Amália é o desconhecido e a sua outra ensombrada face, o silêncio, e entre ambos a sua multiforme voz de Janus – ornamentada pelo esplendor divino da Natureza e por um pássaro negro. Um pássaro negro que umas vezes voa na sua voz, com asas cintilantes do sol e outras lhe toca no ombro. Tudo nela é esse pássaro do destino e do milagre; o destino do dom e o milagre de o suportar no canto, transfigurando-se nas cores do prisma e nas propriedades da noite. O seu canto é a condição da vida e a fatalidade absurda da morte, a passagem longínqua dos dias e a permanência inefável das noites, o movimento cíclico dos mares e a penumbra da solidão, do simples e indizível vazio, do afastamento.
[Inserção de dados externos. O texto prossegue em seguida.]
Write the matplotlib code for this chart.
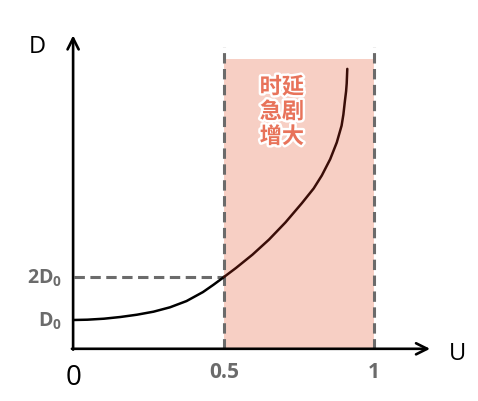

Dela só entre os “outros” do mundo. Amália é Hunila, a mulher-solidão que nunca se perdeu de si, e que um veleiro salva do amor. Na sua voz de Janus reside um desconhecido que ainda não fora descoberto e um silêncio a que a história ainda não dera um rosto. Aquele pássaro negro emerge da sua voz à medida que ela reconfigura o tempo e os seus diversos tempos; a sua voz enegrece no sentido da consciência das coisas e do seu Fim. Construímos a nossa solidão, dizia Duras. Aconteceu isso, com ela – à sua solidão acrescentou tudo o que a vida lhe foi dando e tirado. E, por consequência, aos matizes do seu canto e da sua voz correspondeu a exaltação e o desencanto. E, no princípio, «Daí este meu cansaço / De sentir que quanto faço / Não é feito só por mim.» É o pássaro negro que volteia, livre; que volta. Sempre.